Circus of the All Stars

As I’ve mentioned before, I’m not much into sports. I’m not rabidly against them, much in the same way I’m not religious but don’t run around blowing up churches. I simply choose not have them affect my life. This works pretty well unless the All-Star game is being held locally and I work spitting distance from the ballpark.

Yesterday afternoon, I ducked out of the office and walked to the nearest corner store, about a block away. Security was heavy and the cops had blocked off several streets. Despite the increased police presence, scalpers were still in full force. I have no idea how much the tickets cost, but seeing that event parking was going for $45, they must not have been cheap. It was hours before the game started but the streets were packed with sports fans, milling around and buying knockoff hats and jerseys to show their support for their team.

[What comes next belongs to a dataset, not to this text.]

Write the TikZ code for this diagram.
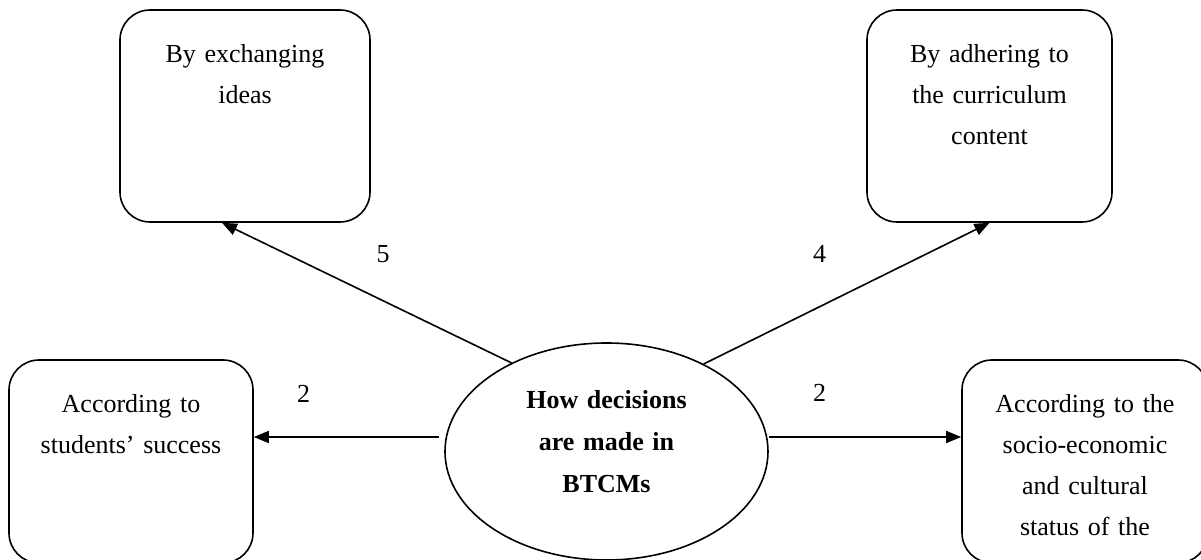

This struck me as odd. It was the All-Star game. There were no teams in the usual sense of the word. Perhaps one was supposed to root for their favorite league, but I doubt many people have much of a preference. They like the Giants or Red Sox, and hate the Yankees, but that’s about it. The event is all about the individual talent, as evidenced by the the Home Run Derby the day before where top sluggers got pussy-pitched to see how many balls they could knock out of the park. This provided all the thrills of actual home runs without the inconvenience of there being any real challenge.

After work, the game was on as I sat in the Argus having an evening cocktail. One of the leagues was winning, but I didn’t pay much attention until the seventh-inning stretch. Two women took to the field then. One played an Uber-Casio keyboard thing while the other sang. The sound on the TV was off so I couldn’t tell what was going on. I hoped that since this was San Francisco, it would be some sort of performance art where the vocalist showed her disdain for the patriarchy by eating her own tampon. No such luck. The song ended and the camera cut to an outsized Old Glory blowing gently in the breeze.

This was way too wholesome for my liking so I ordered another drink.